Mr Corrigan said the agency was working with the Department of Finance on legislative proposals for presentation to Government to put NewERA on a statutory basis and to refocus the National Pensions Reserve Fund on the domestic economy to enable investment in projects and in infrastructure, including public-private partnerships, financing for SMEs and venture capital.
NewERA, is an agency established by the Government last year to advise on the sale of State assets.
“The unifying theme behind these proposals is the making of investments on a fully commercial basis that will generate economic activity and employment," said Mr Corrigan.
"The aim is to use NPRF assets both directly and as a catalyst for attracting additional third-party capital and also to leverage the commercial expertise and networks available to the NTMA across its NewERA, NPRF and National Development Finance Agency (NDFA) functions to drive much needed investment in the domestic economy,” he added.
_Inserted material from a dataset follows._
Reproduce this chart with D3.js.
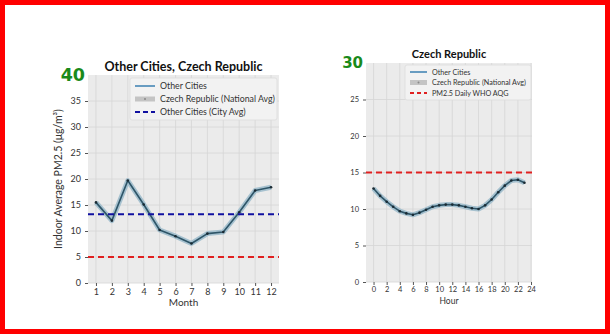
<!DOCTYPE html>
<html><head><meta charset="utf-8">
<script src="https://cdn.jsdelivr.net/npm/d3@7"></script>
<style>
html,body{margin:0;padding:0;background:#fff;}
svg{display:block;font-family:Lato,"DejaVu Sans",sans-serif;}
</style></head>
<body><svg id="c" width="610" height="334"></svg>
<script>
// ---- data ----
const months = [1,2,3,4,5,6,7,8,9,10,11,12];
const monthlyValues = [15.5,12.0,19.7,15.1,10.2,9.0,7.6,9.5,9.8,13.6,17.8,18.4];
const cityAvg = 13.2;
const whoAnnual = 5;
const hours = [0,1,2,3,4,5,6,7,8,9,10,11,12,13,14,15,16,17,18,19,20,21,22,23];
const hourlyValues = [12.8,11.8,11.0,10.3,9.7,9.4,9.2,9.5,9.9,10.3,10.5,10.6,10.6,10.5,10.3,10.1,10.0,10.5,11.3,12.3,13.2,13.9,14.0,13.6];
const whoDaily = 15;
const leftYTicks = [0,5,10,15,20,25,30,35];
const leftTopLabel = "40";
const rightYTicks = [0,5,10,15,20,25];
const rightTopLabel = "30";
const hourTicks = [0,2,4,6,8,10,12,14,16,18,20,22,24];
const leftLegend = ["Other Cities","Czech Republic (National Avg)","Other Cities (City Avg)"];
const rightLegend = ["Other Cities","Czech Republic (National Avg)","PM2.5 Daily WHO AQG"];

const svg = d3.select("#c");
// frame
svg.append("rect").attr("x",2.5).attr("y",2.5).attr("width",605).attr("height",329)
  .attr("fill","#fff").attr("stroke","#ff0000").attr("stroke-width",5);

function panel(o){
  const g = svg.append("g");
  const x = d3.scaleLinear().domain(o.xDomain).range([o.x0,o.x1]);
  const y = d3.scaleLinear().domain(o.yDomain).range([o.y1,o.y0]);
  g.append("rect").attr("x",o.x0).attr("y",o.y0).attr("width",o.x1-o.x0).attr("height",o.y1-o.y0).attr("fill","#ebebeb");
  // grid
  g.append("g").selectAll("line").data(o.xTicks.filter(t=>t>=o.xDomain[0]&&t<=o.xDomain[1])).join("line")
    .attr("x1",d=>x(d)).attr("x2",d=>x(d)).attr("y1",o.y0).attr("y2",o.y1)
    .attr("stroke","#d6d6d6").attr("stroke-width",0.8);
  g.append("g").selectAll("line").data(o.yTicks).join("line")
    .attr("y1",d=>y(d)).attr("y2",d=>y(d)).attr("x1",o.x0).attr("x2",o.x1)
    .attr("stroke","#d6d6d6").attr("stroke-width",0.8);
  // axes
  const ax = g.append("g").attr("transform",`translate(0,${o.y1})`)
    .call(d3.axisBottom(x).tickValues(o.xTicks).tickSize(3).tickPadding(o.xpad).tickFormat(d3.format("d")));
  ax.select(".domain").remove();
  ax.selectAll("line").attr("stroke","#555");
  ax.selectAll("text").attr("fill","#333").style("font-size",o.fs+"px").style("font-family","Lato,sans-serif");
  const ay = g.append("g").attr("transform",`translate(${o.x0},0)`)
    .call(d3.axisLeft(y).tickValues(o.yTicks).tickSize(3).tickPadding(4).tickFormat(d3.format("d")));
  ay.select(".domain").remove();
  ay.selectAll("line").attr("stroke","#555");
  ay.selectAll("text").attr("fill","#333").style("font-size",o.fs+"px").style("font-family","Lato,sans-serif");
  // green top label
  g.append("text").attr("x",o.x0-3).attr("y",y(o.yDomain[1])).attr("dy","0.36em")
    .attr("text-anchor","end").attr("fill","#1a8a1a").attr("font-weight","bold")
    .style("font-size",o.gfs+"px").style("font-family","'DejaVu Sans',sans-serif").text(o.topLabel);
  // lines
  const line = d3.line().x(d=>x(d[0])).y(d=>y(d[1]));
  const pts = o.xs.map((v,i)=>[v,o.ys[i]]);
  g.append("path").attr("d",line(pts)).attr("fill","none").attr("stroke","#9fbdcc").attr("stroke-width",5).attr("stroke-linejoin","round").attr("opacity",0.9);
  g.append("path").attr("d",line(pts)).attr("fill","none").attr("stroke","#2e5568").attr("stroke-width",1.6).attr("stroke-linejoin","round");
  g.append("g").selectAll("circle").data(pts).join("circle")
    .attr("cx",d=>x(d[0])).attr("cy",d=>y(d[1])).attr("r",1.3).attr("fill","#1a2a33");
  // hlines
  o.hlines.forEach(h=>{
    g.append("line").attr("x1",o.x0).attr("x2",o.x1).attr("y1",y(h.v)).attr("y2",y(h.v))
      .attr("stroke",h.c).attr("stroke-width",2).attr("stroke-dasharray",o.dash);
  });
  // title
  g.append("text").attr("x",(o.x0+o.x1)/2).attr("y",o.titleY).attr("text-anchor","middle")
    .attr("font-weight","bold").attr("fill","#111").style("font-size",o.tfs+"px").text(o.title);
  g.append("text").attr("x",(o.x0+o.x1)/2).attr("y",o.xlabY).attr("text-anchor","middle")
    .attr("fill","#333").style("font-size",o.lfs+"px").text(o.xlab);
  if(o.ylab){
    g.append("text").attr("transform",`translate(${o.ylabX},${(o.y0+o.y1)/2}) rotate(-90)`)
      .attr("text-anchor","middle").attr("fill","#333").style("font-size",o.ylfs+"px").text(o.ylab);
  }
  // legend
  const L = o.legend;
  g.append("rect").attr("x",L.x).attr("y",L.y).attr("width",L.w).attr("height",L.h).attr("rx",2)
    .attr("fill","#f2f2f2").attr("stroke","#dcdcdc").attr("stroke-width",0.8);
  L.items.forEach((t,i)=>{
    const cy = L.y + L.pad + i*L.dy;
    const hx0 = L.x+5, hx1 = L.x+5+L.hw;
    if(i===0){
      g.append("line").attr("x1",hx0).attr("x2",hx1).attr("y1",cy).attr("y2",cy).attr("stroke","#3a7fb0").attr("stroke-width",1.5);
    } else if(i===1){
      g.append("line").attr("x1",hx0).attr("x2",hx1).attr("y1",cy).attr("y2",cy).attr("stroke","#c4c4c4").attr("stroke-width",5);
      g.append("circle").attr("cx",(hx0+hx1)/2).attr("cy",cy).attr("r",1).attr("fill","#888");
    } else {
      g.append("line").attr("x1",hx0).attr("x2",hx1).attr("y1",cy).attr("y2",cy).attr("stroke",L.c3).attr("stroke-width",2).attr("stroke-dasharray",o.legDash);
    }
    g.append("text").attr("x",hx1+5).attr("y",cy).attr("dy","0.35em").attr("fill","#333")
      .style("font-size",L.fs+"px").text(t);
  });
}

panel({
  x0:88,x1:279,y0:75,y1:283,xDomain:[0.5,12.5],yDomain:[0,40],
  xTicks:months,yTicks:leftYTicks,topLabel:leftTopLabel,xs:months,ys:monthlyValues,
  hlines:[{v:cityAvg,c:"#1010a0"},{v:whoAnnual,c:"#e02020"}],dash:"6,4",legDash:"5,3",
  fs:9,gfs:17.5,tfs:12.5,lfs:10,ylfs:10.5,xpad:3,title:"Other Cities, Czech Republic",titleY:71,
  xlab:"Month",xlabY:306,ylab:"Indoor Average PM2.5 (\u03bcg/m\u00b3)",ylabX:62,
  legend:{x:130,y:78,w:147,h:42,pad:8,dy:13,hw:20,fs:8.8,items:leftLegend,c3:"#1010a0"}
});
panel({
  x0:366,x1:532,y0:63,y1:282,xDomain:[-1.15,24.15],yDomain:[0,30],
  xTicks:hourTicks,yTicks:rightYTicks,topLabel:rightTopLabel,xs:hours,ys:hourlyValues,
  hlines:[{v:whoDaily,c:"#e02020"}],dash:"6,4",legDash:"4,3",
  fs:7.5,gfs:15,tfs:11,lfs:8.5,ylfs:8.5,xpad:2,title:"Czech Republic",titleY:58,
  xlab:"Hour",xlabY:304,ylab:null,
  legend:{x:405,y:65,w:126,h:35,pad:7,dy:10.5,hw:17,fs:7.2,items:rightLegend,c3:"#e02020"}
});
</script></body></html>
The NTMA said the National Pensions Reserve Fund earned a return of 2.1 per cent in 2011, once its government-ordered investments in AIB and Bank of Ireland, are excluded.
The fund earned a return of 3.1 per cent in the first six months of 2012, valuing it at €5.8 billion. The value of its investments in the two pillar banks was valued at €8.1 billion.
Since the fund's inception in 2001 to the end of June 2012, the NPRF has delivered an annualised return of 3.5 per cent per annum, the NTMA said.
The agency also said borrowings under the EU-ECB-IMF bailout programme to the end of May 2012 amounted to €49.5 billion with loans from EU sources amounting to €32.7 billion and IMF loans totalling €16.8 billion.